На Северо-Западном фронте связь между 1-й и 2-й армиями поддерживалась исключительно через штаб фронта. Вероятно, это было сделано специально. Между тем штаб фронта, где Я.Г. Жилинский, считавший себя выдающимся стратегом, «тянул одеяло на себя». Это влекло роковые сбои в управлении. Например – время передачи 1-го армейского корпуса под власть командарма-2: Ставка сделала это еще 8 августа, а главкосевзап тянул до последнего. Другой пример – ситуация со 2-м армейским корпусом, прикованным к Мазурской озерной линии. Приказывать 1-му корпусу генерал Самсонов не мог вследствие первоначальных распоряжений Ставки, а об изменении этих распоряжений Жилинский не торопился сообщать, сохраняя корпус под своим личным контролем.

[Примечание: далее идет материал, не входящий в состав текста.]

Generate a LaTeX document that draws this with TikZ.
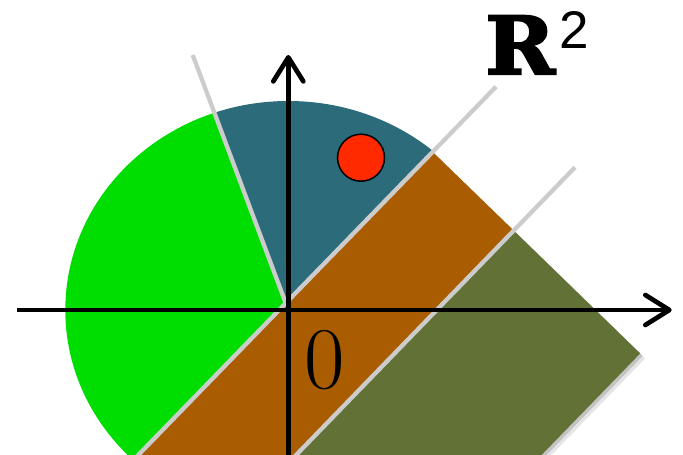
\documentclass[tikz,border=0pt]{standalone}
\usepackage{fontspec}
\newfontfamily\rfont{DejaVu Serif Bold}[FakeBold=2.5,FakeStretch=1.05]
\newfontfamily\sfont{Liberation Sans}
\usetikzlibrary{arrows.meta}
\definecolor{teal1}{HTML}{2B6B7A}
\definecolor{green1}{HTML}{00DD00}
\definecolor{orange1}{HTML}{A95C00}
\definecolor{olive1}{HTML}{627236}
\definecolor{gray1}{HTML}{CCCCCC}
\definecolor{red1}{HTML}{FF2A00}
\begin{document}
\begin{tikzpicture}[x=1pt,y=-1pt,
  axis/.style={line width=4.7pt, -{Straight Barb[length=24pt,width=30pt,round]}},
  guide/.style={gray1, line width=4.3pt},
  sector/.style={x radius=223pt, y radius=209pt}]
\useasboundingbox (0,0) rectangle (683,455);
\clip (0,0) rectangle (683,455);
% key points
\coordinate (O) at (288.3,310);
\coordinate (P) at (285.8,303.2);
\coordinate (L1top) at (192.7,55);
\coordinate (L2top) at (496,86.7);
\coordinate (L2bot) at (124.4,469.3);
\coordinate (L3top) at (575,167.3);
\coordinate (L3bot) at (205.7,548.3);
\coordinate (OT1) at (432.7,151.9);
\coordinate (OT2) at (514.0,230.8);
\coordinate (OT3) at (640.2,353.4);
\coordinate (OB3) at (331.9,670.9);
% teal sector
\begin{scope}
  \clip (P) -- (99.6,-193.2) -- (819.8,-246.7) -- cycle;
  \fill[teal1] (O) ellipse [sector];
\end{scope}
% green sector
\begin{scope}
  \clip (P) -- (99.6,-193.2) -- (-300,-193.2) -- (-300,853) -- (-248.2,853.1) -- cycle;
  \fill[green1] (O) ellipse [sector];
\end{scope}
% olive shadow
\fill[black, opacity=0.10] ([shift={(5,5)}]OT2) -- ([shift={(5,5)}]OT3) -- ([shift={(5,5)}]OB3) -- ([shift={(5,5)}]L3bot) -- cycle;
\fill[black, opacity=0.15] ([shift={(2.5,2.5)}]OT2) -- ([shift={(2.5,2.5)}]OT3) -- ([shift={(2.5,2.5)}]OB3) -- ([shift={(2.5,2.5)}]L3bot) -- cycle;
% bands
\fill[orange1] (OT1) -- (OT2) -- (L3bot) -- (L2bot) -- cycle;
\fill[olive1] (OT2) -- (OT3) -- (OB3) -- (L3bot) -- cycle;
% guide lines
\draw[guide] (L1top) -- (P);
\draw[guide] (L2bot) -- (L2top);
\draw[guide] (L3bot) -- (L3top);
% axes
\coordinate (xl) at (16.7,310);
\coordinate (xr) at (671.7,310);
\coordinate (yb) at (288.3,470);
\coordinate (yt) at (288.3,55);
\draw[axis] (xl) -- (xr);
\draw[axis] (yb) -- (yt);
% point
\node[circle, fill=red1, draw=black, line width=1.5pt, minimum size=47pt, inner sep=0pt] (dot) at (361,157.7) {};
% labels
\node[inner sep=0pt, font=\fontsize{88}{88}\selectfont] (zero) at (325,360) {0};
\node[anchor=base west, inner sep=0pt] (r2) at (485,74) {{\fontsize{80}{80}\selectfont\rfont R}\hspace{4pt}\raisebox{26pt}{\fontsize{53}{53}\selectfont\sfont 2}};
\end{tikzpicture}
\end{document}
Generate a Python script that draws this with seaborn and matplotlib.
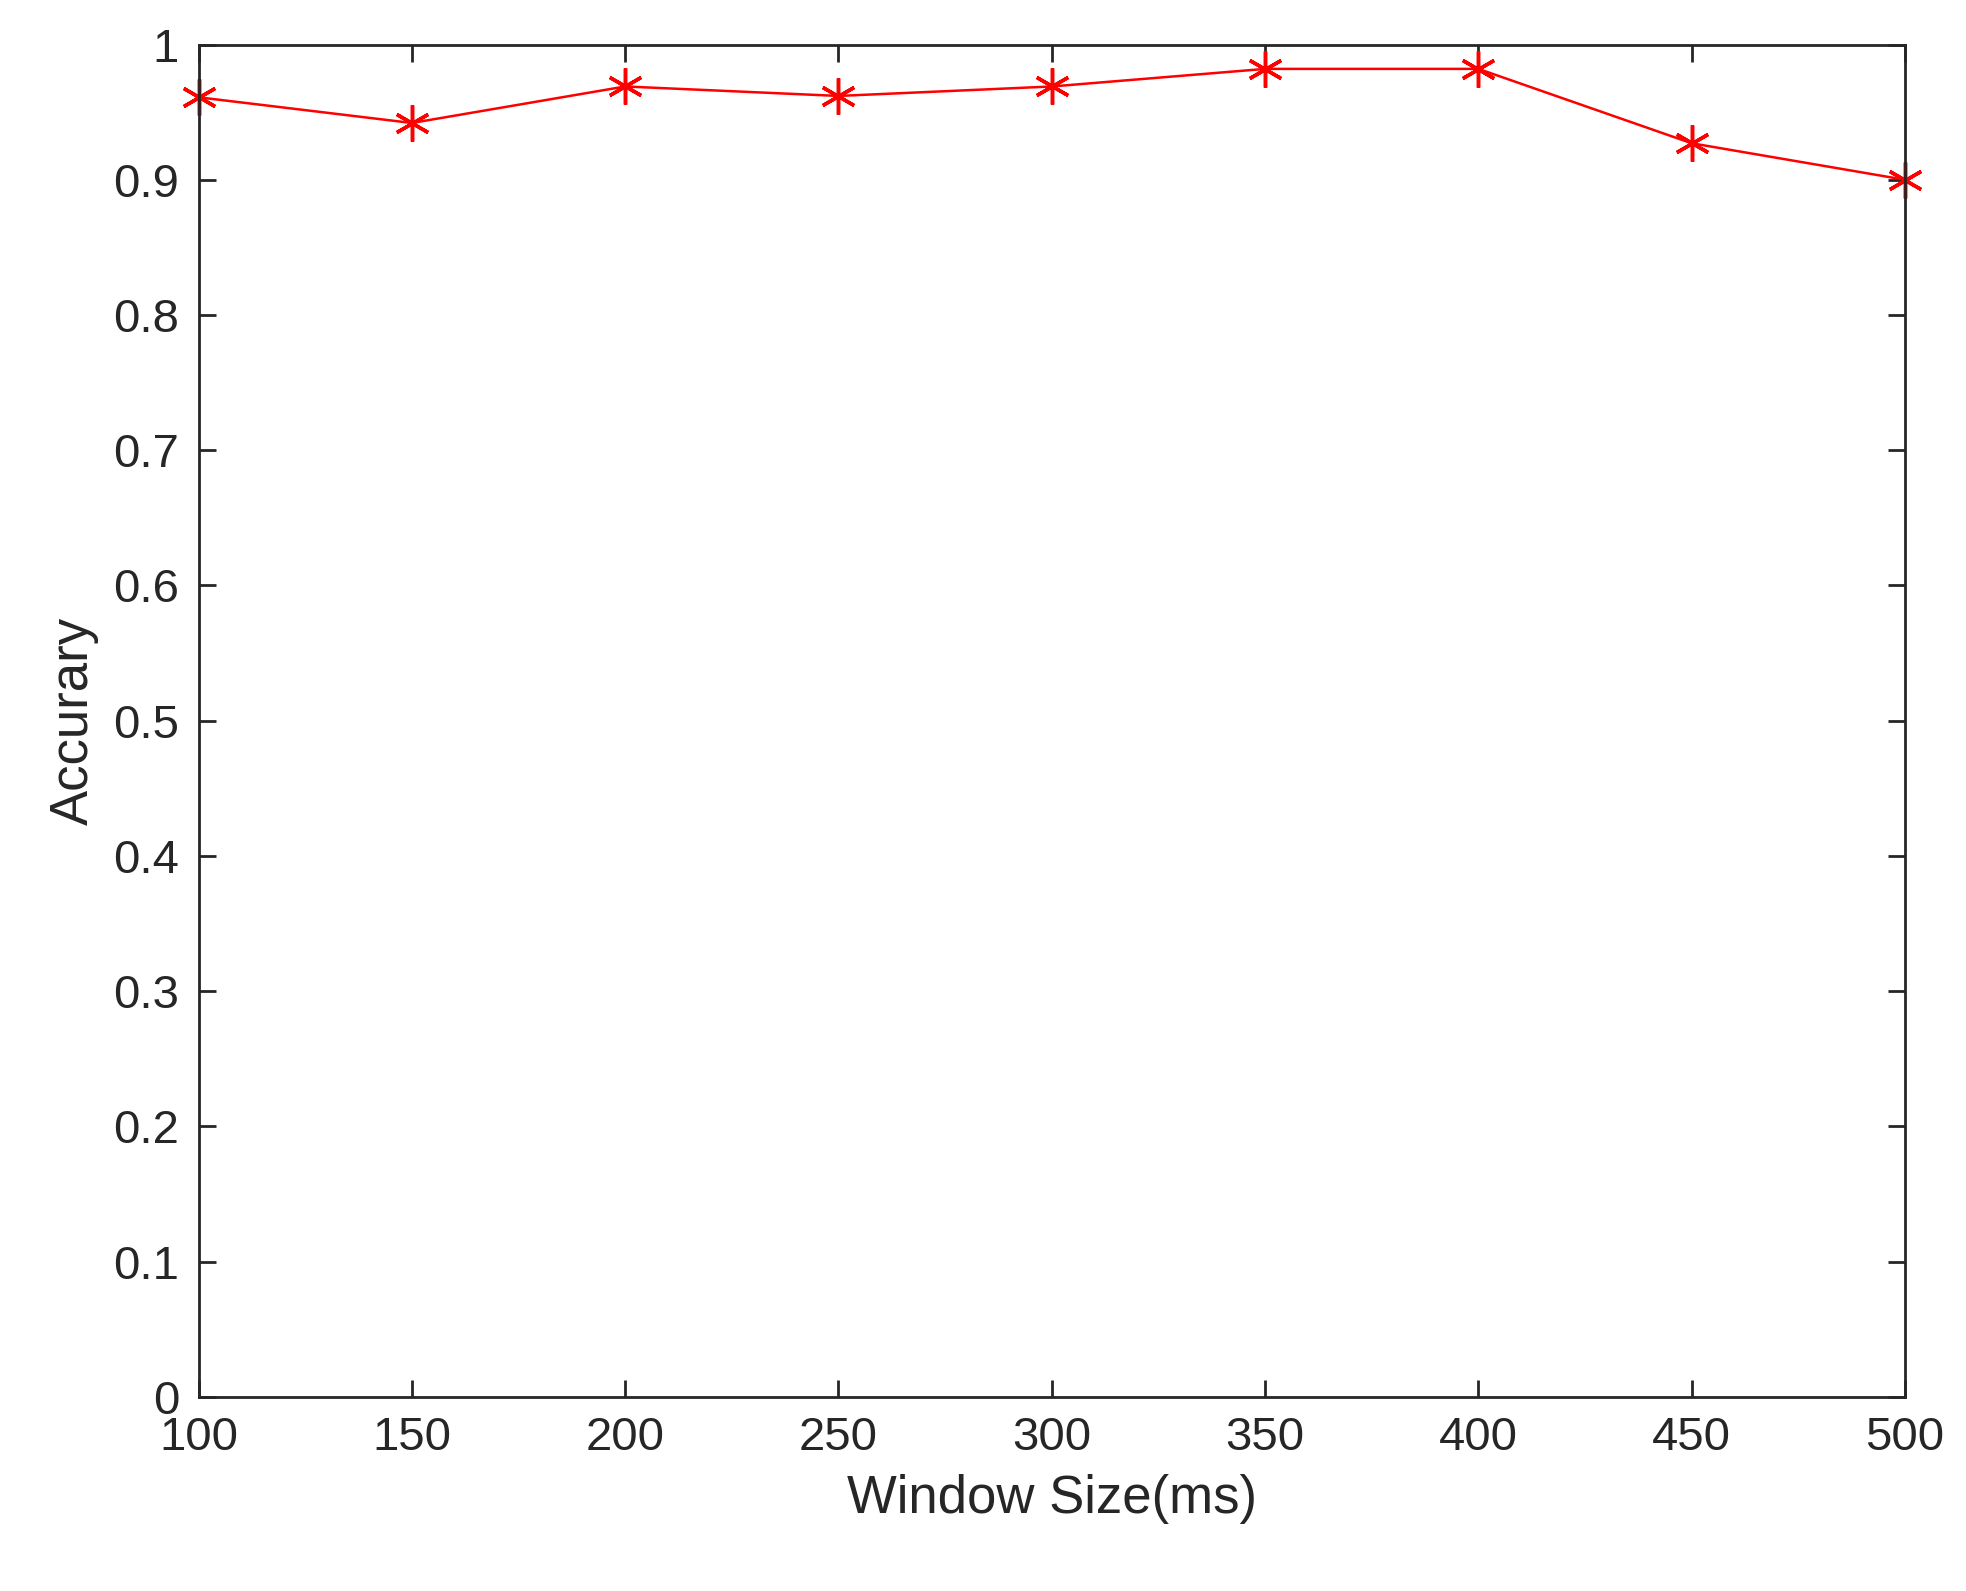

А сообщение со 2-м корпусом шло через штаб фронта, так что фактически 2-й армейский корпус подчинялся также генералу Жилинскому, а потом и вообще был отправлен в 1-ю армию. Это и есть «перетягивание одеяла»: непосредственно руководили войсками командармы, а ведь и штабу фронта хотелось «порулить» не только указаниями штабам двух армий. Вот и старался главкосевзап придержать передачу двух вышеуказанных корпусов в ведение армий. И «допридерживался» до того рубежа, после которого эти войска уже не смогли сыграть той роли, какую должны были сыграть в ходе операции, даже напротив, послужив негативным фактором (1-й армейский корпус).